Russell Brand's Newsnight interview had been a great example of a fresh angle coming out of an interview, Ms Ahmed said. "Brand had been doing the rounds to promote a tour, but his comments about voting and political engagement became the catalyst for a whole new debate," she added.
Citing her own experience of interviewing characters as diverse as children's television presenter turned Liberal Democrat peer Floella Benjamin and former English Defence League leader Tommy Robinson, Ms Ahmed drew on media outlets as wide-ranging as Radio 4 along with legendary 80s pop music magazine, Smash Hits. She gave students one all-important piece of advice. "Do the maximum research and be as prepared as you possibly can be," she suggested. "I'm still amazed by how many people don't do their homework and end up wasting not only their own time but also that of their interviewees. Remember, too, that you never know when you might need people again in the future, so make sure you don't burn any bridges by being unprofessional."

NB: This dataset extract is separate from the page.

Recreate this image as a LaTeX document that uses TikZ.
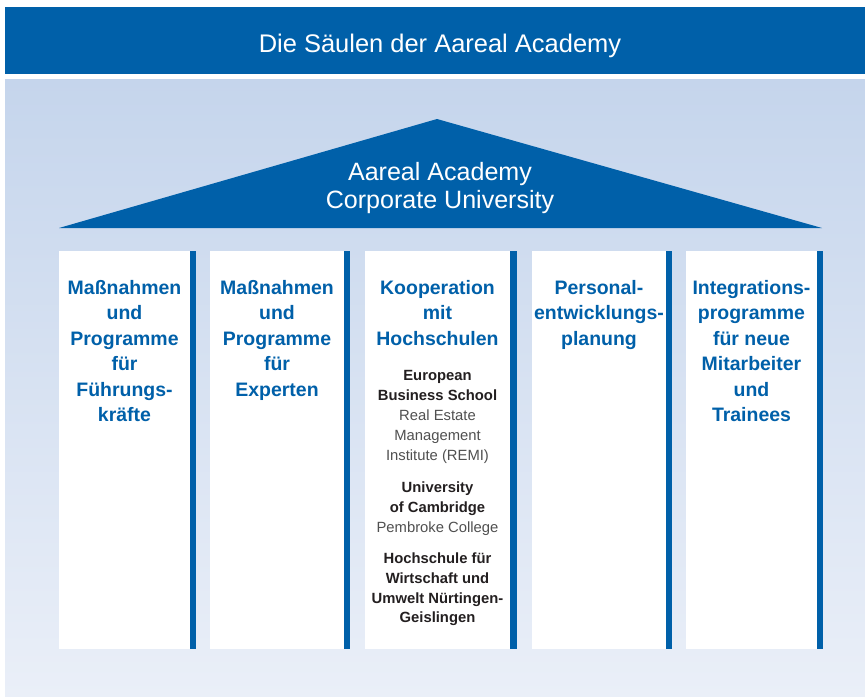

There were almost as many permutations in terms of types of interview as there were subjects and many different aspects went towards painting the bigger picture, Ms Ahmed explained, even down to such details as the interview location. "I spoke to Floella Benjamin at the Liberal Club in London, for example, which turned out to be a really important element of her story," she said. "This was a woman who'd come to London as a young immigrant in the 1960s and experienced appalling discrimination, but now she'd risen to the House of Lords and finally felt at home in that prestigious building."
The types of questions asked by interviewers were also significant as sometimes it was the shortest, or on the face of it, the more trivial ones that drew out the most revealing responses. "Smash Hits was famous for quirky questions - one of its favourites was ‘does your mother play golf?' - and Q Magazine always used to ask ‘how much is a pint of milk?'" Ms Ahmed said. "The answer to that can be very telling as it shows whether the interviewee is in touch with day to day reality, or not."
Whilst the role of the interviewer was important, sometimes the best answers could be elicited by allowing the subject to question themselves, or for the interviewer to not even be involved in the process at all, Ms Ahmed said. She illustrated this with two examples from her own print and broadcast work - an article in the Big Issue piece with Doctor Who actor Peter Capaldi and a Radio 4 profile of Nobel Prize-winning physicist Peter Higgs. "The Capaldi interview was done in the format of ‘a letter to my younger self', which works so well because it provides clues about what shapes a person," she said. "He talked about being an outsider when he was a child and came out with the great line, ‘I wish I'd known that one day the geeks would inherit the earth'."
In contrast to Capaldi's self-analysis, Higgs did not feature at all in his profile; instead the story was told in a series of interviews with his associates. "The insights they gave were so revealing," she added. "One colleague talked about how this man who was involved in the most cutting edge scientific research lived in a flat full of vinyl records that looked straight out of the 1970s, and another commented on how experiments weren't Higgs's strong point and that all he really needed were his brain, a pencil and paper. Little things like that helped paint a great picture of this strange and reclusive man who has made such huge discoveries."
In a world of 24-hour news and the bombardment of ever-present media, Ms Ahmed said it was easy for young journalists to become overwhelmed by information but, as with so many other aspects of journalism, concentration was the key to a good interview. "If you want to do your job to the best of your ability each time, you have to craft every piece," she said. "Always focus on the next interview - ‘why am I doing it and what's the best I can get out of it?' Live by that and you can't go too far wrong."